**Records with drawing code**:
-- start --
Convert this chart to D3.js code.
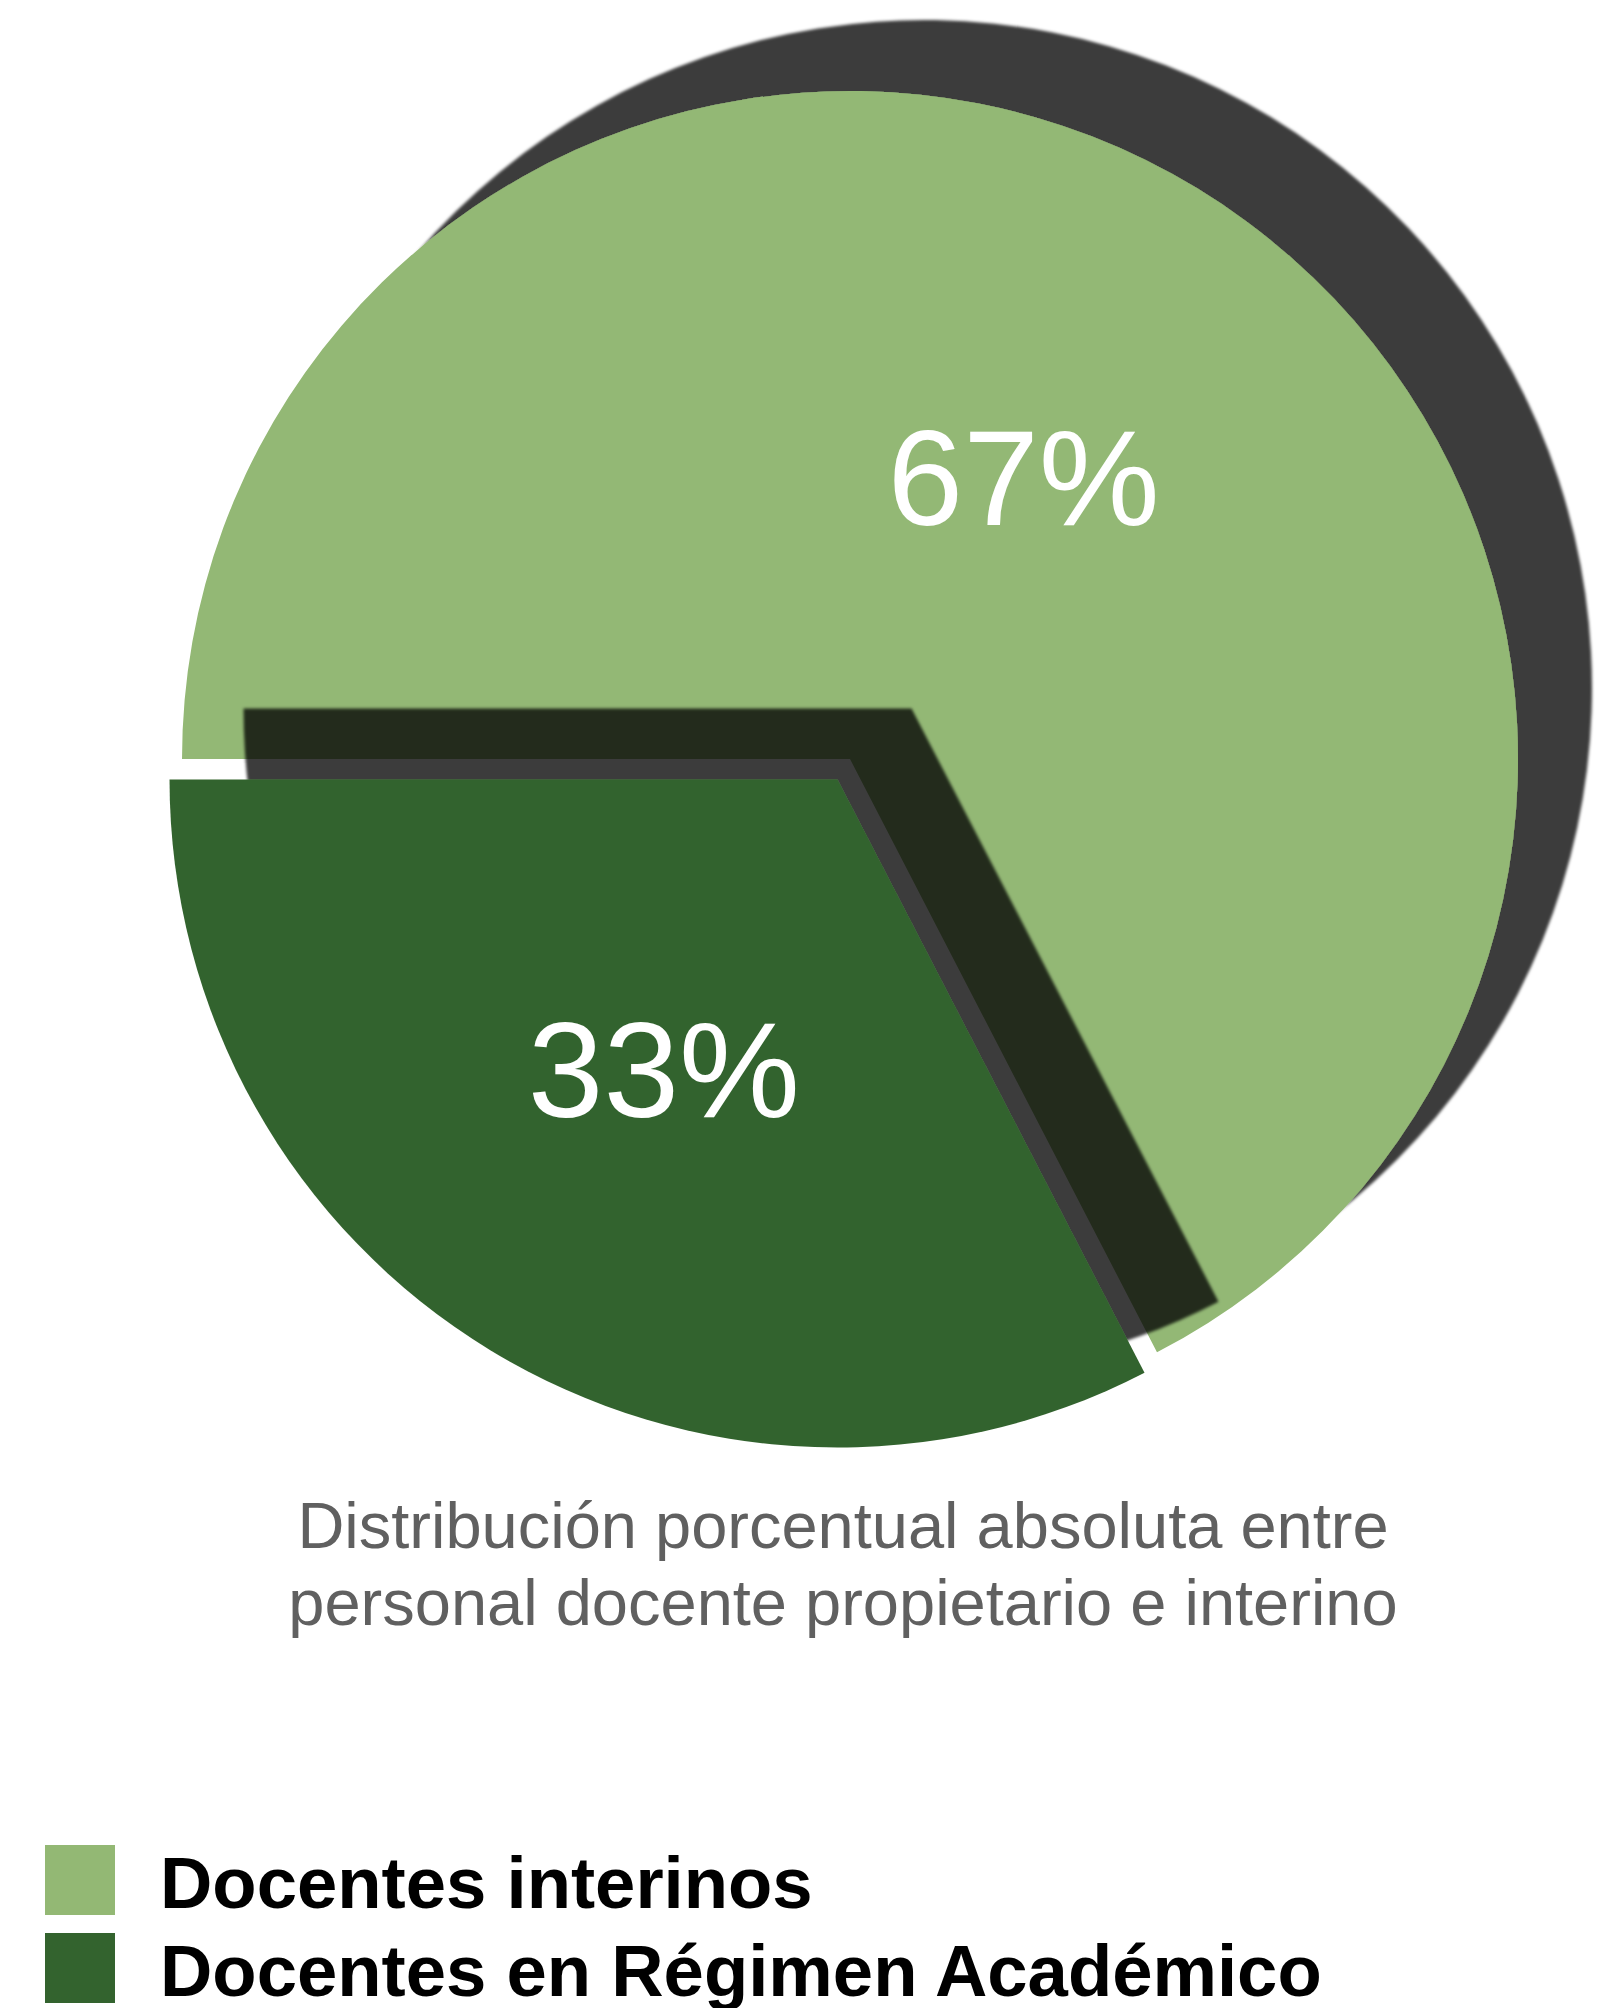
<!DOCTYPE html>
<html>
<head>
<meta charset="utf-8">
<script src="https://cdn.jsdelivr.net/npm/d3@7"></script>
<style>
  html, body { margin: 0; padding: 0; background: #ffffff; }
  svg { display: block; }
</style>
</head>
<body>
<svg id="chart" width="1619" height="2008"></svg>
<script>
// ---- data ----
const categories = ["Docentes interinos", "Docentes en Régimen Académico"];
const values = [67.4, 32.6];
const explodedSlices = [false, true];
const captionLines = ["Distribución porcentual absoluta entre", "personal docente propietario e interino"];
const colors = ["#93b874", "#33632e"];

// ---- layout ----
const W = 1619, H = 2008;
const cx = 850, cy = 759, R = 668;
const explode = 24;
const font = "'Liberation Sans', Arial, Helvetica, sans-serif";

const svg = d3.select("#chart");

const defs = svg.append("defs");
const filt = defs.append("filter")
  .attr("id", "shadow")
  .attr("x", "-20%").attr("y", "-20%")
  .attr("width", "140%").attr("height", "140%");
filt.append("feDropShadow")
  .attr("dx", 74).attr("dy", -71)
  .attr("stdDeviation", 1.6)
  .attr("flood-color", "#000")
  .attr("flood-opacity", 0.765);

const total = d3.sum(values);
const pie = d3.pie().sort(null)
  .startAngle(-Math.PI / 2)
  .endAngle(3 * Math.PI / 2);
const arcs = pie(values);
const arc = d3.arc().innerRadius(0).outerRadius(R);
const labelArc = d3.arc().innerRadius(R * 0.5).outerRadius(R * 0.5);

const offsetOf = (d, i) => {
  if (!explodedSlices[i]) return [0, 0];
  const a = (d.startAngle + d.endAngle) / 2;
  return [Math.sin(a) * explode, -Math.cos(a) * explode];
};

const slices = svg.append("g").selectAll("g.slice")
  .data(arcs)
  .join("g")
  .attr("class", "slice")
  .attr("transform", (d, i) => {
    const o = offsetOf(d, i);
    return `translate(${cx + o[0]},${cy + o[1]})`;
  });

slices.append("path")
  .attr("d", arc)
  .attr("fill", (d, i) => colors[i])
  .attr("filter", "url(#shadow)");

// labels on top
svg.append("g").selectAll("text")
  .data(arcs)
  .join("text")
  .attr("transform", (d, i) => {
    const o = offsetOf(d, i);
    const c = labelArc.centroid(d);
    return `translate(${cx + o[0] + c[0]},${cy + o[1] + c[1]})`;
  })
  .attr("text-anchor", "middle")
  .attr("dy", "0.38em")
  .attr("fill", "#ffffff")
  .style("font-family", font)
  .style("font-size", "136px")
  .text(d => Math.round(d.value / total * 100) + "%");

// caption
svg.append("g").selectAll("text")
  .data(captionLines)
  .join("text")
  .attr("x", 843)
  .attr("y", (d, i) => 1548 + i * 77)
  .attr("text-anchor", "middle")
  .attr("fill", "#606060")
  .style("font-family", font)
  .style("font-size", "65px")
  .text(d => d);

// legend
const leg = svg.append("g").selectAll("g")
  .data(categories)
  .join("g")
  .attr("transform", (d, i) => `translate(45,${1845 + i * 88})`);
leg.append("rect")
  .attr("width", 70).attr("height", 70)
  .attr("fill", (d, i) => colors[i]);
leg.append("text")
  .attr("x", 115)
  .attr("y", 63)
  .attr("fill", "#000")
  .style("font-family", font)
  .style("font-weight", "bold")
  .style("font-size", "72.5px")
  .text(d => d);
</script>
</body>
</html>
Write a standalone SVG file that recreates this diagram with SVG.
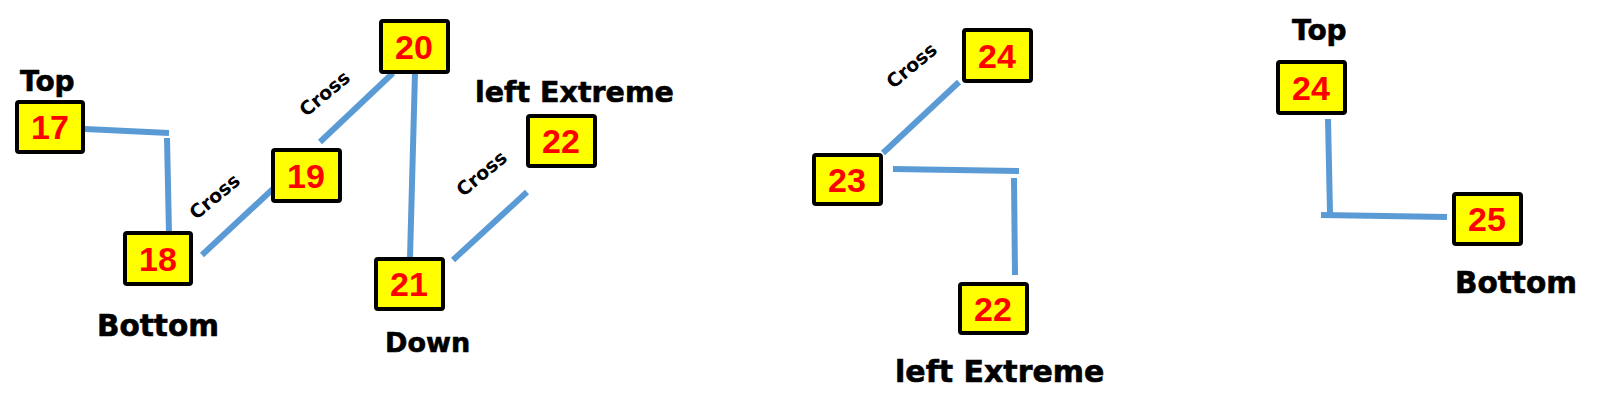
<svg xmlns="http://www.w3.org/2000/svg" width="1600" height="410" viewBox="0 0 1600 410">
<style>
.box{fill:#FFFF00;stroke:#000;stroke-width:4}
.num{font-family:"Liberation Sans",Arial,sans-serif;font-weight:bold;font-size:34px;fill:#FF0000;text-anchor:middle}
.lbl{font-family:"DejaVu Sans",sans-serif;font-weight:bold;fill:#000;stroke:#000;stroke-width:0.6}
.cross{font-family:"DejaVu Sans",sans-serif;font-weight:bold;font-size:19px;fill:#000;text-anchor:middle}
.con line{stroke:#5B9BD5;stroke-width:6;fill:none}
</style>
<rect width="1600" height="410" fill="#fff"/>
<g id="connectors" class="con">
<line x1="85" y1="129" x2="169" y2="133"/>
<line x1="167" y1="138" x2="169" y2="234"/>
<line x1="202" y1="255" x2="275" y2="187"/>
<line x1="320" y1="142" x2="393" y2="73"/>
<line x1="415" y1="73" x2="410" y2="258"/>
<line x1="453" y1="260" x2="527" y2="192"/>
<line x1="883" y1="153" x2="959" y2="82"/>
<line x1="893" y1="169" x2="1019" y2="171"/>
<line x1="1014" y1="178" x2="1015" y2="275"/>
<line x1="1328" y1="119" x2="1330" y2="213"/>
<line x1="1321" y1="215" x2="1447" y2="217"/>
</g>
<g id="labels">
<text class="lbl" x="20" y="91" font-size="28">Top</text>
<text class="lbl" x="97" y="336" font-size="29.5">Bottom</text>
<text class="lbl" x="385" y="352" font-size="27">Down</text>
<text class="lbl" x="475" y="102" font-size="28.5">left Extreme</text>
<text class="lbl" x="895" y="382" font-size="30">left Extreme</text>
<text class="lbl" x="1292" y="40" font-size="28">Top</text>
<text class="lbl" x="1455" y="293" font-size="29.5">Bottom</text>
<text class="cross" transform="translate(215,197) rotate(-40)" y="6">Cross</text>
<text class="cross" transform="translate(325,94) rotate(-40)" y="6">Cross</text>
<text class="cross" transform="translate(482,174) rotate(-40)" y="6">Cross</text>
<text class="cross" transform="translate(912,66) rotate(-40)" y="6">Cross</text>
</g>
<g id="n17"><rect class="box" x="17" y="102" width="66" height="50" rx="2"/><text class="num" x="50" y="139">17</text></g>
<g id="n18"><rect class="box" x="125" y="233" width="66" height="51" rx="2"/><text class="num" x="158" y="271">18</text></g>
<g id="n19"><rect class="box" x="273" y="150" width="67" height="51" rx="2"/><text class="num" x="306" y="188">19</text></g>
<g id="n20"><rect class="box" x="381" y="21" width="67" height="51" rx="2"/><text class="num" x="414" y="59">20</text></g>
<g id="n21"><rect class="box" x="376" y="259" width="67" height="50" rx="2"/><text class="num" x="409" y="296">21</text></g>
<g id="n22a"><rect class="box" x="528" y="116" width="67" height="50" rx="2"/><text class="num" x="561" y="153">22</text></g>
<g id="n24a"><rect class="box" x="964" y="30" width="67" height="51" rx="2"/><text class="num" x="997" y="68">24</text></g>
<g id="n23"><rect class="box" x="814" y="155" width="67" height="49" rx="2"/><text class="num" x="847" y="192">23</text></g>
<g id="n22b"><rect class="box" x="960" y="284" width="67" height="49" rx="2"/><text class="num" x="993" y="321">22</text></g>
<g id="n24b"><rect class="box" x="1278" y="62" width="67" height="51" rx="2"/><text class="num" x="1311" y="100">24</text></g>
<g id="n25"><rect class="box" x="1454" y="194" width="67" height="50" rx="2"/><text class="num" x="1487" y="231">25</text></g>
</svg>
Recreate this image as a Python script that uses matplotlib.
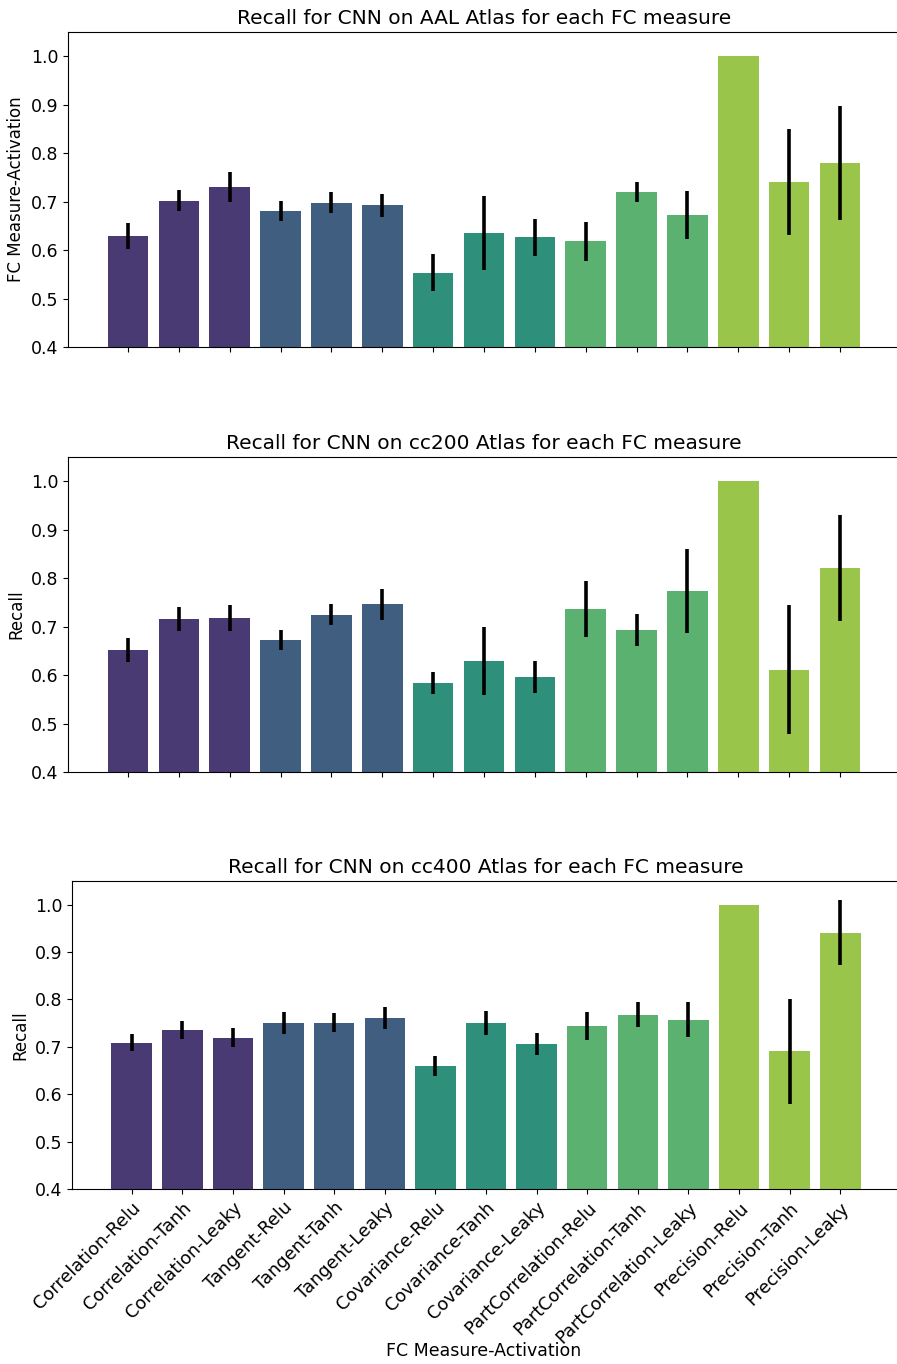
import matplotlib
matplotlib.use("Agg")
import matplotlib.pyplot as plt
import numpy as np

measures = ["Correlation", "Tangent", "Covariance", "PartCorrelation", "Precision"]
activations = ["Relu", "Tanh", "Leaky"]
labels = [f"{m}-{a}" for m in measures for a in activations]

# one colour per FC measure
measure_colors = ["#4a3a73", "#3f5e80", "#2e8f7b", "#5ab170", "#9ac54b"]

aal_recall = [0.629, 0.702, 0.730, 0.680, 0.698, 0.692, 0.553, 0.635, 0.626,
              0.618, 0.720, 0.672, 1.000, 0.740, 0.780]
aal_err = [0.026, 0.021, 0.031, 0.021, 0.022, 0.023, 0.038, 0.076, 0.038,
           0.040, 0.021, 0.050, 0.0, 0.109, 0.118]

cc200_recall = [0.652, 0.716, 0.718, 0.672, 0.725, 0.746, 0.583, 0.629, 0.597,
                0.736, 0.694, 0.773, 1.000, 0.611, 0.821]
cc200_err = [0.025, 0.025, 0.0275, 0.021, 0.021, 0.032, 0.023, 0.071, 0.033,
             0.058, 0.033, 0.087, 0.0, 0.133, 0.109]

cc400_recall = [0.709, 0.735, 0.719, 0.751, 0.751, 0.761, 0.659, 0.750, 0.706,
                0.744, 0.768, 0.757, 1.000, 0.691, 0.941]
cc400_err = [0.018, 0.019, 0.020, 0.023, 0.020, 0.024, 0.021, 0.025, 0.023,
             0.029, 0.026, 0.037, 0.0, 0.111, 0.068]

panels = [
    ("AAL", aal_recall, aal_err, "FC Measure-Activation"),
    ("cc200", cc200_recall, cc200_err, "Recall"),
    ("cc400", cc400_recall, cc400_err, "Recall"),
]

W, H = 897, 1364
fig = plt.figure(figsize=(W / 100, H / 100), dpi=100)

# axes boxes in pixels: left, top, right, bottom
boxes = [(68, 32, 900, 347), (68, 457, 900, 772), (72, 881, 900, 1189)]

colors = [c for c in measure_colors for _ in activations]
x = np.arange(len(labels))

axes = []
for (atlas, vals, errs, ylab), (l, t, r, b) in zip(panels, boxes):
    ax = fig.add_axes([l / W, 1 - b / H, (r - l) / W, (b - t) / H])
    ax.bar(x, vals, width=0.8, color=colors)
    ax.errorbar(x, vals, yerr=errs, fmt="none", ecolor="black",
                elinewidth=2.6, capsize=0)
    ax.set_ylim(0.4, 1.05)
    ax.set_xlim(-1.18, len(labels) - 1 + 1.18)
    ax.set_yticks(np.arange(0.4, 1.01, 0.1))
    ax.tick_params(axis="both", labelsize=12.5)
    ax.set_ylabel(ylab, fontsize=12)
    ax.set_title(f"Recall for CNN on {atlas} Atlas for each FC measure",
                 fontsize=14.5)
    ax.set_xticks(x)
    axes.append(ax)

for ax in axes[:-1]:
    ax.set_xticklabels([])

axes[-1].set_xticklabels(labels, rotation=45, ha="right",
                         rotation_mode="anchor", fontsize=12.8)
fig.text(484 / W, 1 - 1351 / H, "FC Measure-Activation", fontsize=12.5,
         ha="center", va="center")

fig.savefig("out.png", dpi=100)
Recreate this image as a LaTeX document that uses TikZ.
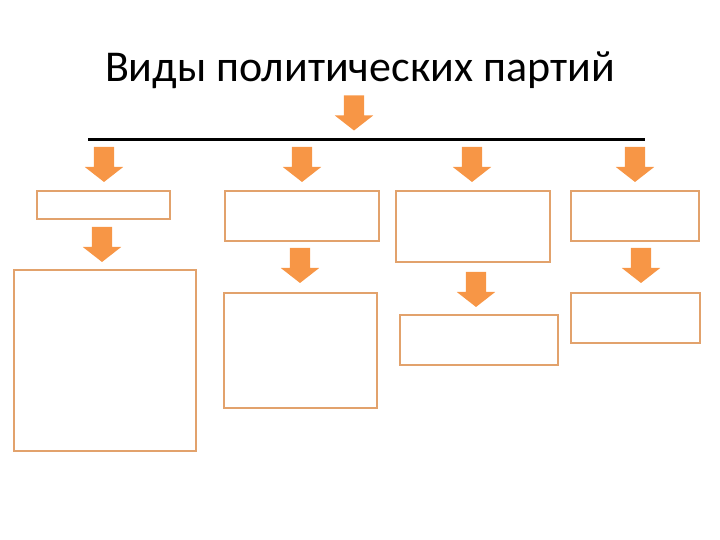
\documentclass[tikz,border=0pt]{standalone}
\usepackage{fontspec}
\setmainfont{Carlito}
\usetikzlibrary{shapes.arrows}
\definecolor{strelkaOranzh}{HTML}{F79646}
\definecolor{ramkaOranzh}{HTML}{E2A26C}
\tikzset{
  strelka/.style={single arrow, fill=strelkaOranzh, draw=none, inner xsep=10bp, inner ysep=0pt,
    shape border rotate=270, minimum height=35bp,
    single arrow head extend=9bp, single arrow tip angle=104},
  ramka/.style={draw=ramkaOranzh, line width=2bp, inner sep=0pt}
}
\begin{document}
\begin{tikzpicture}[x=1bp, y=-1bp]
    \useasboundingbox (0,0) rectangle (720,540);

    % Заголовок
    \node[anchor=base, font=\fontsize{44bp}{52bp}\selectfont] (zagolovok) at (360,82) {Виды политических партий};
    \node[strelka] (strVerh) at (354,109) {};
    \draw[line width=3bp] (88,140) coordinate (liniyaL) -- (645,140) coordinate (liniyaP);

    % Первый ряд: стрелки и рамки
    \node[strelka] (str1) at (104,160.5) {};
    \node[strelka] (str2) at (302,160.5) {};
    \node[strelka] (str3) at (472,160.5) {};
    \node[strelka] (str4) at (635,160.5) {};

    \node[ramka, minimum width=133bp, minimum height=28bp] (vid1) at (103.5,205) {};
    \node[ramka, minimum width=154bp, minimum height=50bp] (vid2) at (302,216) {};
    \node[ramka, minimum width=154bp, minimum height=71bp] (vid3) at (473,226.5) {};
    \node[ramka, minimum width=128bp, minimum height=50bp] (vid4) at (635,216) {};

    % Второй ряд
    \node[strelka] (str5) at (102,240.5) {};
    \node[strelka] (str6) at (300,261.5) {};
    \node[strelka] (str7) at (476,285.5) {};
    \node[strelka] (str8) at (641,261.5) {};

    \node[ramka, minimum width=182bp, minimum height=181bp] (opis1) at (105,360.5) {};
    \node[ramka, minimum width=153bp, minimum height=115bp] (opis2) at (300.5,350.5) {};
    \node[ramka, minimum width=158bp, minimum height=50bp] (opis3) at (479,340) {};
    \node[ramka, minimum width=129bp, minimum height=50bp] (opis4) at (635.5,318) {};
\end{tikzpicture}
\end{document}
-- end --
**EXERCISE REQUIREMENTS**: Using the listing above, show each line holding the string "that".

**ANSWER FOR THE TASK**:
Write a standalone SVG file that recreates this diagram with SVG.
Recreate this image as a Python script that uses matplotlib.
Recreate this image as a LaTeX document that uses TikZ.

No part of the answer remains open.